§ WORK TO DO
Everything from the first line down to the line containing "const pts = (xs, ys)" is to be retyped exactly, both ends included, with pictures left out.

§ DATA LINES
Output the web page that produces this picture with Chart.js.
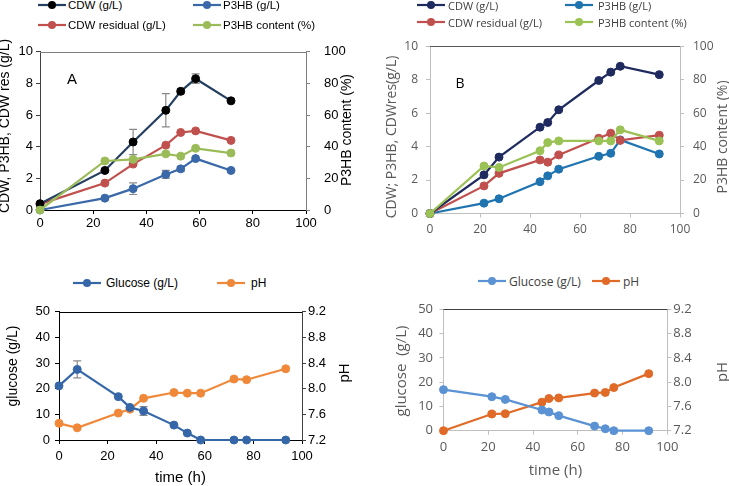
<!DOCTYPE html>
<html><head><meta charset="utf-8">
<script src="https://cdn.jsdelivr.net/npm/chart.js@4.4.0/dist/chart.umd.min.js"></script>
<style>
html,body{margin:0;padding:0;background:#fff;width:729px;height:486px;overflow:hidden;position:relative;}
canvas{position:absolute;}
.leg{position:absolute;white-space:nowrap;}
.lab{position:absolute;white-space:nowrap;}
</style></head><body>
<canvas id="cA"></canvas><canvas id="cB"></canvas><canvas id="cC"></canvas><canvas id="cD"></canvas>
<script>
// ---------- DATA ----------
const xTicks = [0, 20, 40, 60, 80, 100];
// Panel A (top left)
const timeA = [0, 24.4, 35, 47.3, 52.9, 58.5, 71.8];
const cdwA = [0.4, 2.5, 4.3, 6.3, 7.5, 8.3, 6.9];
const cdwErrA = [0, 0, 0.8, 1.05, 0.15, 0.3, 0];
const cdwResA = [0.37, 1.7, 2.9, 4.1, 4.9, 5.0, 4.4];
const p3hbA = [0, 0.75, 1.35, 2.25, 2.6, 3.25, 2.5];
const p3hbErrA = [0, 0, 0.37, 0.25, 0.15, 0, 0];
const contentA = [0, 31, 32, 35.5, 34, 39, 36];
// Panel B (top right)
const timeB = [0, 21.6, 27.6, 44, 47.1, 51.5, 67.5, 72.3, 76.1, 91.7];
const cdwB = [0, 2.31, 3.37, 5.16, 5.44, 6.2, 7.95, 8.45, 8.8, 8.3];
const cdwResB = [0, 1.65, 2.4, 3.2, 3.07, 3.5, 4.5, 4.8, 4.37, 4.68];
const p3hbB = [0, 0.62, 0.88, 1.9, 2.25, 2.65, 3.42, 3.6, 4.4, 3.56];
const contentB = [0, 28.4, 27.5, 37.5, 42.4, 43.4, 43.4, 43.4, 50, 43.4];
// Panel C (bottom left)
const timeC = [0, 7.5, 24.4, 29.2, 34.8, 47.3, 52.8, 58.3, 72, 77.2, 93.3];
const glucoseC = [21.1, 27.5, 16.9, 12.7, 11.3, 5.8, 2.7, 0, 0, 0, 0];
const glucoseErrC = [0, 3.3, 0, 0, 1.7, 0, 0, 0, 0, 0, 0];
const phC = [7.46, 7.39, 7.62, 7.68, 7.85, 7.94, 7.93, 7.93, 8.15, 8.14, 8.31];
// Panel D (bottom right)
const timeD = [0, 21.6, 27.6, 44, 47.1, 51.5, 67.5, 72.3, 76.1, 91.7];
const glucoseD = [16.9, 14, 12.9, 8.5, 7.7, 6.2, 1.9, 0.8, 0, 0];
const phD = [7.2, 7.475, 7.48, 7.67, 7.73, 7.74, 7.82, 7.83, 7.91, 8.14];
// Labels
const namesTop = ['CDW (g/L)', 'P3HB (g/L)', 'CDW residual (g/L)', 'P3HB content (%)'];
const namesBottom = ['Glucose (g/L)', 'pH'];

// ---------- HELPERS ----------
const pts = (xs, ys) => xs.map((x, i) => ({x: x, y: ys[i]}));

const topBorder = {
  id: 'topBorder',
  afterDraw(chart, args, opts) {
    const {ctx, chartArea: a} = chart;
    ctx.save(); ctx.strokeStyle = opts.color; ctx.lineWidth = 1;
    ctx.beginPath(); ctx.moveTo(a.left, Math.round(a.top) + 0.5); ctx.lineTo(a.right, Math.round(a.top) + 0.5); ctx.stroke();
    ctx.restore();
  }
};
// vertical axis titles, both read bottom-to-top as in the reference
const sideTitles = {
  id: 'sideTitles',
  afterDraw(chart, args, opts) {
    const ctx = chart.ctx;
    (opts.items || []).forEach(t => {
      ctx.save();
      ctx.translate(t.x, t.y); ctx.rotate(-Math.PI / 2);
      ctx.font = t.font; ctx.fillStyle = t.color;
      ctx.textAlign = 'center'; ctx.textBaseline = 'middle';
      ctx.fillText(t.text, 0, 0);
      ctx.restore();
    });
  }
};
const errorBars = {
  id: 'errorBars',
  beforeDatasetsDraw(chart) {
    const ctx = chart.ctx;
    chart.data.datasets.forEach((ds) => {
      if (!ds.errors) return;
      const xs = chart.scales.x, ys = chart.scales[ds.yAxisID];
      ctx.save(); ctx.strokeStyle = '#8a8a8a'; ctx.lineWidth = 1.2;
      ds.data.forEach((p, i) => {
        const e = ds.errors[i]; if (!e) return;
        const px = xs.getPixelForValue(p.x), y1 = ys.getPixelForValue(p.y + e), y2 = ys.getPixelForValue(p.y - e);
        ctx.beginPath();
        ctx.moveTo(px, y1); ctx.lineTo(px, y2);
        ctx.moveTo(px - 4, y1); ctx.lineTo(px + 4, y1);
        ctx.moveTo(px - 4, y2); ctx.lineTo(px + 4, y2);
        ctx.stroke();
      });
      ctx.restore();
    });
  }
};

function ds(data, line, fill, axis, errors) {
  return {data: data, borderColor: line, backgroundColor: fill, pointBackgroundColor: fill, pointBorderColor: fill,
    borderWidth: 2.2, pointRadius: 4, pointBorderWidth: 1, yAxisID: axis, clip: false, tension: 0, errors: errors};
}

function axis(o) {
  const s = {
    type: 'linear', position: o.pos, min: o.min, max: o.max,
    ticks: {stepSize: o.step, color: o.tc, font: o.tf, padding: o.tp, callback: o.cb || (v => v)},
    grid: {drawOnChartArea: false, drawTicks: true, tickLength: 4, color: o.lc},
    border: {display: true, color: o.lc, width: 1},
    title: {display: !!o.title, text: o.title, color: o.tc, font: o.titleFont, padding: {top: o.titlePad, bottom: o.titlePad}}
  };
  if (o.size !== undefined) {
    s.afterFit = (sc) => { if (o.pos === 'bottom') sc.height = o.size; else sc.width = o.size; };
  }
  return s;
}

function build(id, box, datasets, scales, topColor, titles) {
  const cv = document.getElementById(id);
  cv.width = box.w; cv.height = box.h;
  cv.style.left = box.left + 'px'; cv.style.top = box.top + 'px';
  cv.style.width = box.w + 'px'; cv.style.height = box.h + 'px';
  return new Chart(cv, {
    type: 'line',
    data: {datasets: datasets},
    options: {
      responsive: false, animation: false, devicePixelRatio: 1,
      layout: {padding: {top: box.padTop, left: 0, right: 0, bottom: 0}},
      plugins: {legend: {display: false}, tooltip: {enabled: false}, topBorder: {color: topColor}, sideTitles: {items: titles}},
      scales: scales
    },
    plugins: [topBorder, errorBars, sideTitles]
  });
}

function legendItem(x, cy, line, marker, text, font, color, gap) {
  const d = document.createElement('div');
  d.className = 'leg';
  d.style.left = x + 'px'; d.style.top = (cy - 8) + 'px'; d.style.height = '16px';
  d.style.display = 'flex'; d.style.alignItems = 'center';
  d.innerHTML = '<svg width="28" height="12" style="display:block"><line x1="0" y1="6" x2="28" y2="6" stroke="' + line +
    '" stroke-width="2.2"/><circle cx="14" cy="6" r="4" fill="' + marker + '"/></svg>' +
    '<span style="margin-left:' + gap + 'px;font:' + font + ';color:' + color + '">' + text + '</span>';
  document.body.appendChild(d);
}
function label(text, cx, cy, font, color) {
  const d = document.createElement('div');
  d.className = 'lab'; d.textContent = text;
  d.style.font = font; d.style.color = color;
  document.body.appendChild(d);
  d.style.left = (cx - d.offsetWidth / 2) + 'px'; d.style.top = (cy - d.offsetHeight / 2) + 'px';
}

const fA = 'Liberation Sans, Arial, sans-serif';
const fB = 'Open Sans, sans-serif';

// ---------- PANEL A ----------
const cA = {navy: '#243f60', black: '#000000', red: '#c0504d', blue: '#3a68a8', green: '#9bbb59'};
build('cA', {left: -10, top: 30, w: 375, h: 210, padTop: 16.7}, [
  ds(pts(timeA, contentA), cA.green, cA.green, 'y2'),
  ds(pts(timeA, cdwA), cA.navy, cA.black, 'y', cdwErrA),
  ds(pts(timeA, cdwResA), cA.red, cA.red, 'y'),
  ds(pts(timeA, p3hbA), cA.blue, cA.blue, 'y', p3hbErrA)
], {
  x: axis({pos: 'bottom', min: 0, max: 100, step: 20, tc: '#000', tf: {family: fA, size: 13}, tp: 2, lc: '#000', size: 30}),
  y: axis({pos: 'left', min: 0, max: 10, step: 2, tc: '#000', tf: {family: fA, size: 13}, tp: 3, lc: '#404040', size: 50}),
  y2: axis({pos: 'right', min: 0, max: 100, step: 20, tc: '#000', tf: {family: fA, size: 13}, tp: 14, lc: '#808080', size: 59})
}, '#808080', [
  {text: 'CDW, P3HB, CDW res (g/L)', x: 15, y: 96, font: '14px ' + fA, color: '#000'},
  {text: 'P3HB content (%)', x: 357, y: 100, font: '14px ' + fA, color: '#000'}
]);

// ---------- PANEL B ----------
const cB = {navy: '#1f2a5f', red: '#c0504d', blue: '#1f74b0', green: '#9bc254'};
build('cB', {left: 365, top: 30, w: 375, h: 210, padTop: 15}, [
  ds(pts(timeB, contentB), cB.green, cB.green, 'y2'),
  ds(pts(timeB, cdwB), cB.navy, cB.navy, 'y'),
  ds(pts(timeB, cdwResB), cB.red, cB.red, 'y'),
  ds(pts(timeB, p3hbB), cB.blue, cB.blue, 'y')
], {
  x: axis({pos: 'bottom', min: 0, max: 100, step: 20, tc: '#595959', tf: {family: fB, size: 12}, tp: 4.5, lc: '#bfbfbf', size: 26.5}),
  y: axis({pos: 'left', min: 0, max: 10, step: 2, tc: '#595959', tf: {family: fB, size: 12}, tp: 8, lc: '#bfbfbf', size: 65}),
  y2: axis({pos: 'right', min: 0, max: 100, step: 20, tc: '#595959', tf: {family: fB, size: 12}, tp: 9, lc: '#bfbfbf', size: 60})
}, '#595959', [
  {text: 'CDW; P3HB, CDWres(g/L)', x: 27, y: 107, font: '14px ' + fB, color: '#595959'},
  {text: 'P3HB content (%)', x: 358, y: 107, font: '14px ' + fB, color: '#595959'}
]);

// ---------- PANEL C ----------
const cC = {blue: '#3566a8', orange: '#f0883a'};
build('cC', {left: -10, top: 295, w: 375, h: 191, padTop: 16.7}, [
  ds(pts(timeC, glucoseC), cC.blue, cC.blue, 'y', glucoseErrC),
  ds(pts(timeC, phC), cC.orange, cC.orange, 'y2')
], {
  x: axis({pos: 'bottom', min: 0, max: 100, step: 20, tc: '#000', tf: {family: fA, size: 13}, tp: 4.9, lc: '#000', size: 46,
    title: 'time (h)', titleFont: {family: fA, size: 15, lineHeight: 1}, titlePad: 0.5}),
  y: axis({pos: 'left', min: 0, max: 50, step: 10, tc: '#000', tf: {family: fA, size: 13}, tp: 5, lc: '#000', size: 69}),
  y2: axis({pos: 'right', min: 7.2, max: 9.2, step: 0.4, tc: '#000', tf: {family: fA, size: 13}, tp: 2, lc: '#404040', size: 63,
    cb: v => v.toFixed(1)})
}, '#000', [
  {text: 'glucose (g/L)', x: 23, y: 71, font: '14px ' + fA, color: '#000'},
  {text: 'pH', x: 355, y: 78, font: '15px ' + fA, color: '#000'}
]);

// ---------- PANEL D ----------
const cD = {blue: '#5b92d3', orange: '#e06a27'};
build('cD', {left: 365, top: 290, w: 375, h: 196, padTop: 19.3}, [
  ds(pts(timeD, glucoseD), cD.blue, cD.blue, 'y'),
  ds(pts(timeD, phD), cD.orange, cD.orange, 'y2')
], {
  x: axis({pos: 'bottom', min: 0, max: 100, step: 20, tc: '#595959', tf: {family: fB, size: 13}, tp: 4.5, lc: '#bfbfbf', size: 55.3,
    title: 'time (h)', titleFont: {family: fB, size: 15, lineHeight: 1}, titlePad: 8}),
  y: axis({pos: 'left', min: 0, max: 50, step: 10, tc: '#595959', tf: {family: fB, size: 13}, tp: 6.5, lc: '#bfbfbf', size: 78.5}),
  y2: axis({pos: 'right', min: 7.2, max: 9.2, step: 0.4, tc: '#595959', tf: {family: fB, size: 13}, tp: 2, lc: '#bfbfbf', size: 72.7,
    cb: v => v.toFixed(1)})
}, '#404040', [
  {text: 'glucose  (g/L)', x: 37, y: 81, font: '15px ' + fB, color: '#595959'},
  {text: 'pH', x: 358, y: 82, font: '15px ' + fB, color: '#595959'}
]);

// ---------- LEGENDS & PANEL LETTERS ----------
const lfA = '11.5px ' + fA, lfB = '11px ' + fB;
legendItem(38, 5, cA.navy, cA.black, namesTop[0], lfA, '#000', 2);
legendItem(193, 5, cA.blue, cA.blue, namesTop[1], lfA, '#000', 2);
legendItem(38, 25, cA.red, cA.red, namesTop[2], lfA, '#000', 2);
legendItem(193, 25, cA.green, cA.green, namesTop[3], lfA, '#000', 2);
legendItem(417, 5, cB.navy, cB.navy, namesTop[0], lfB, '#404040', 3);
legendItem(565, 5, cB.blue, cB.blue, namesTop[1], lfB, '#404040', 5);
legendItem(417, 22, cB.red, cB.red, namesTop[2], lfB, '#404040', 3);
legendItem(565, 22, cB.green, cB.green, namesTop[3], lfB, '#404040', 5);
legendItem(73, 283, cC.blue, cC.blue, namesBottom[0], '12px ' + fA, '#000', 5);
legendItem(217, 283, cC.orange, cC.orange, namesBottom[1], '12px ' + fA, '#000', 6);
legendItem(478, 281, cD.blue, cD.blue, namesBottom[0], '12px ' + fB, '#404040', 3);
legendItem(592, 281, cD.orange, cD.orange, namesBottom[1], '12px ' + fB, '#404040', 3);
label('A', 72, 78, '15px ' + fA, '#000');
label('B', 460, 82, '14px ' + fB, '#000');
</script>
</body></html>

§ EXPECTED ANSWER
Output the web page that produces this picture with Chart.js.
<!DOCTYPE html>
<html><head><meta charset="utf-8">
<script src="https://cdn.jsdelivr.net/npm/chart.js@4.4.0/dist/chart.umd.min.js"></script>
<style>
html,body{margin:0;padding:0;background:#fff;width:729px;height:486px;overflow:hidden;position:relative;}
canvas{position:absolute;}
.leg{position:absolute;white-space:nowrap;}
.lab{position:absolute;white-space:nowrap;}
</style></head><body>
<canvas id="cA"></canvas><canvas id="cB"></canvas><canvas id="cC"></canvas><canvas id="cD"></canvas>
<script>
// ---------- DATA ----------
const xTicks = [0, 20, 40, 60, 80, 100];
// Panel A (top left)
const timeA = [0, 24.4, 35, 47.3, 52.9, 58.5, 71.8];
const cdwA = [0.4, 2.5, 4.3, 6.3, 7.5, 8.3, 6.9];
const cdwErrA = [0, 0, 0.8, 1.05, 0.15, 0.3, 0];
const cdwResA = [0.37, 1.7, 2.9, 4.1, 4.9, 5.0, 4.4];
const p3hbA = [0, 0.75, 1.35, 2.25, 2.6, 3.25, 2.5];
const p3hbErrA = [0, 0, 0.37, 0.25, 0.15, 0, 0];
const contentA = [0, 31, 32, 35.5, 34, 39, 36];
// Panel B (top right)
const timeB = [0, 21.6, 27.6, 44, 47.1, 51.5, 67.5, 72.3, 76.1, 91.7];
const cdwB = [0, 2.31, 3.37, 5.16, 5.44, 6.2, 7.95, 8.45, 8.8, 8.3];
const cdwResB = [0, 1.65, 2.4, 3.2, 3.07, 3.5, 4.5, 4.8, 4.37, 4.68];
const p3hbB = [0, 0.62, 0.88, 1.9, 2.25, 2.65, 3.42, 3.6, 4.4, 3.56];
const contentB = [0, 28.4, 27.5, 37.5, 42.4, 43.4, 43.4, 43.4, 50, 43.4];
// Panel C (bottom left)
const timeC = [0, 7.5, 24.4, 29.2, 34.8, 47.3, 52.8, 58.3, 72, 77.2, 93.3];
const glucoseC = [21.1, 27.5, 16.9, 12.7, 11.3, 5.8, 2.7, 0, 0, 0, 0];
const glucoseErrC = [0, 3.3, 0, 0, 1.7, 0, 0, 0, 0, 0, 0];
const phC = [7.46, 7.39, 7.62, 7.68, 7.85, 7.94, 7.93, 7.93, 8.15, 8.14, 8.31];
// Panel D (bottom right)
const timeD = [0, 21.6, 27.6, 44, 47.1, 51.5, 67.5, 72.3, 76.1, 91.7];
const glucoseD = [16.9, 14, 12.9, 8.5, 7.7, 6.2, 1.9, 0.8, 0, 0];
const phD = [7.2, 7.475, 7.48, 7.67, 7.73, 7.74, 7.82, 7.83, 7.91, 8.14];
// Labels
const namesTop = ['CDW (g/L)', 'P3HB (g/L)', 'CDW residual (g/L)', 'P3HB content (%)'];
const namesBottom = ['Glucose (g/L)', 'pH'];

// ---------- HELPERS ----------
const pts = (xs, ys) => xs.map((x, i) => ({x: x, y: ys[i]}));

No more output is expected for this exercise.